The Financial Times is working with the British Library to open up access to FT Digital Archive for academic research.

Extracts from the archive materials were used to produce the feature about Britain’s 1975 referendum on European Community membership that was published on FT.com today.

The archive consists of scanned images of each of the 903,029 pages comprising all 37,464 print editions of the Financial Times published between 1888 and 2010.

For each page, the archive consists of a high-resolution image file of the scanned page and a large XML file that includes the full text of the page (generated by optical character recognition software) and detailed metadata about the position of each scanned word. The full 123-year dataset is 2.5 terabytes in size.

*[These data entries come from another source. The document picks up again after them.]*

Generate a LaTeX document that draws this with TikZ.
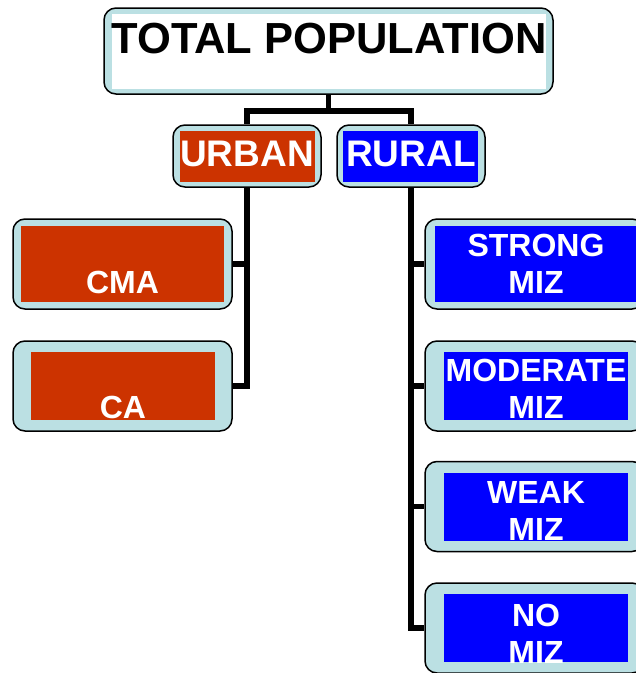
\documentclass[tikz,border=0pt]{standalone}
\usepackage{fontspec}
\setmainfont{Liberation Sans}
\usetikzlibrary{positioning}

\definecolor{paleblue}{HTML}{BBE0E3}
\definecolor{urbanred}{HTML}{CC3300}
\definecolor{ruralblue}{HTML}{0000FF}

\tikzset{
  frame/.style={draw=black, line width=1.5pt, rounded corners=12pt, fill=paleblue,
    inner sep=0pt, minimum width=219pt, minimum height=90pt},
  smallframe/.style={frame, minimum width=148pt, minimum height=62pt},
  widepanel/.style={inner sep=0pt, minimum width=203pt, minimum height=76pt},
  narrowpanel/.style={inner sep=0pt, minimum width=184pt, minimum height=68pt},
  caption/.style={text=white, align=center, inner sep=0pt,
    font=\bfseries\fontsize{32}{37}\selectfont},
  branch/.style={line width=5.5pt},
}

\begin{document}
\begin{tikzpicture}[x=1pt,y=-1pt]

    % page frame, boxes on the right run off it
    \useasboundingbox (0,0) rectangle (636,673);
    \clip (0,0) rectangle (636,673);

    % top box
    \node [frame, minimum width=449pt, minimum height=86pt] (total) at (328.5,51) {};
    \node [fill=white, inner sep=0pt, minimum width=434pt, minimum height=75pt] (total-in) at (329,51.5) {};
    \node [inner sep=0pt, font=\bfseries\fontsize{43.5}{50}\selectfont] (total-txt) at (329,39) {TOTAL POPULATION};

    % urban and rural
    \node [smallframe] (urban) at (247,156) {};
    \node [fill=urbanred, inner sep=0pt, minimum width=135pt, minimum height=51pt] (urban-in) at (247.5,156.5) {};
    \node [caption, font=\bfseries\fontsize{37}{40}\selectfont] (urban-txt) at (247,153.5) {URBAN};

    \node [smallframe] (rural) at (411,156) {};
    \node [fill=ruralblue, inner sep=0pt, minimum width=135pt, minimum height=51pt] (rural-in) at (410.5,156.5) {};
    \node [caption, font=\bfseries\fontsize{37}{40}\selectfont] (rural-txt) at (411,153.5) {RURAL};

    % urban parts
    \node [frame] (cma) at (122.5,264) {};
    \node [widepanel, fill=urbanred] (cma-in) at (122.5,264) {};
    \node [caption] (cma-txt) at (122.5,282.5) {CMA};

    \node [frame] (ca) at (122.5,386) {};
    \node [narrowpanel, fill=urbanred] (ca-in) at (123,386) {};
    \node [caption] (ca-txt) at (123,407.5) {CA};

    % rural parts
    \foreach \name/\y/\panel/\ty/\txt in {strong/264/widepanel/264/STRONG,
        moderate/386/narrowpanel/389/MODERATE, weak/506.5/narrowpanel/511/WEAK,
        nomiz/628/narrowpanel/633.5/NO} {
      \node [frame] (\name) at (534.5,\y) {};
      \node [\panel, fill=ruralblue] (\name-in) at (536,\y) {};
      \node [caption] (\name-txt) at (536,\ty) {\txt\\MIZ};
    }

    % connectors
    \draw [branch] (total.south) -- ++(0,16) coordinate (split);
    \draw [branch] (split) -| (urban.north);
    \draw [branch] (split) -| (rural.north);

    \draw [branch] (urban.south) |- (ca.east);
    \draw [branch] (urban.south |- cma.east) -- (cma.east);

    \draw [branch] (rural.south) |- (nomiz.west);
    \foreach \name in {strong,moderate,weak}
      \draw [branch] (rural.south |- \name.west) -- (\name.west);

\end{tikzpicture}
\end{document}
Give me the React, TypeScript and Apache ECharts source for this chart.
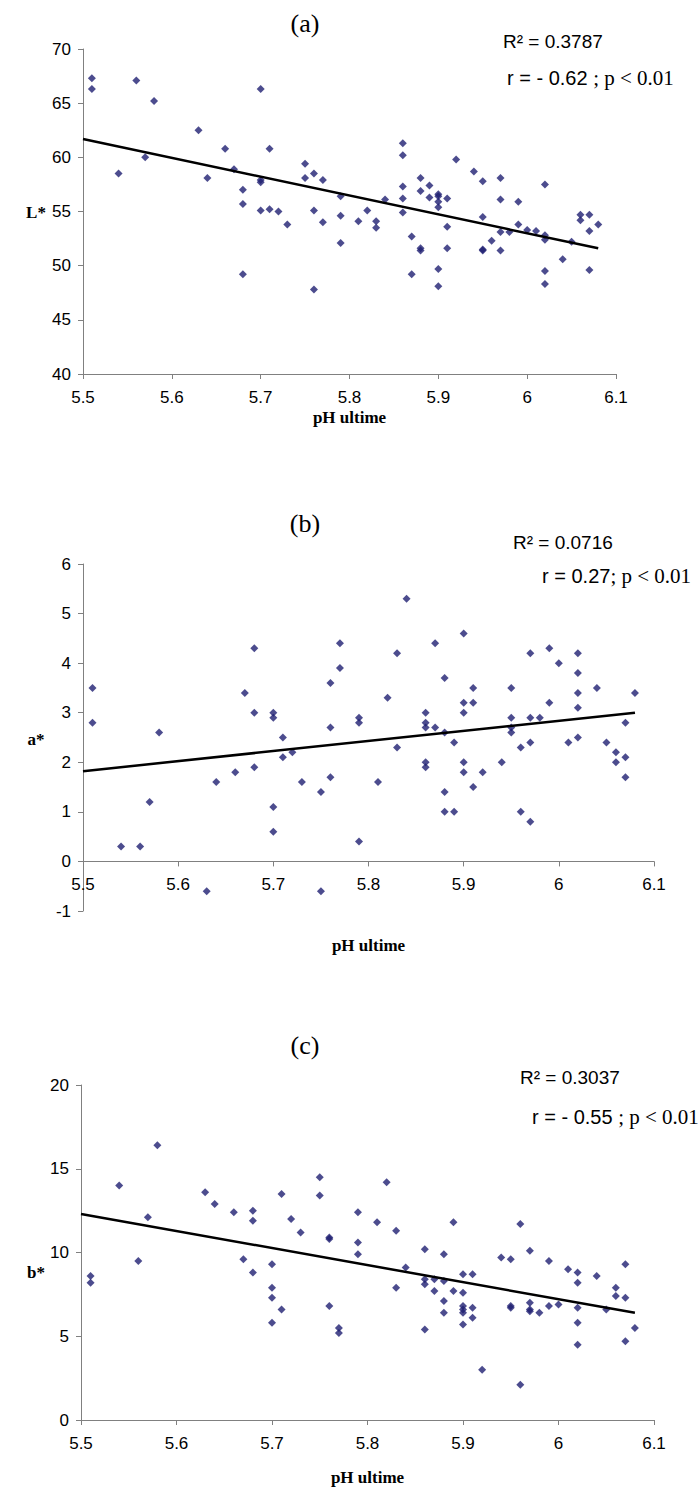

In addition to researchers interested in 20th-century economic history, this vast dataset is likely to be of interest to linguists interested in studying a large corpus of specialist news, or computer scientists interested in techniques for digitising large volumes of printed documents.

FT journalists and developers will be participating in a British Library hackathon on November 16 to explore how these datasets can be used.


From: «McKernan, Luke» <Luke.McKernan @ bl.uk>

Subject: RE: FT Archives

Date: 23 September 2015 17:14:59 BST

To: «‘b.batiz-lazo@bangor.ac.uk'» <b.batiz-lazo @ bangor.ac.uk>

Dear Bernardo,

Thank you for your email about the FT’s newspaper archives. Their announcement is a little misleading, because it implies that the whole of the archive is available now for academic research, which isn’t quite the case. The FT’s newspaper archive has been available under subscription via CengageGale and continues to be so (http://gale.cengage.co.uk/financial-times-historical-archive.aspx0, but no longer exclusively so. We have been in discussion with the FT about how to open up the archive to different kinds of research, particularly data-driven research, and to make this freely available. To kick things off, they have made available four years of content, as JPEG images and XML – 1888, 1939, 1966 and 1991 – with a licence agreement that research teams can sign in to, and access to be provided via a BL FTP server.

This arrangement will last until the end of this calendar year, after which we hope to negotiate an extension with the FT, opening up more of the archive. So we are currently in a test phase, and we are keen for researchers to start working with the test data, so that we can feed back the results to the FT and plan ahead appropriately. If you are interested is making use of the test data, let me know and I’ll get you added to the licence agreement. Or you may be interested in the news hackathon that we will be hosting on November 16th, which will feature data from the FT archives and other news collections that we hold here.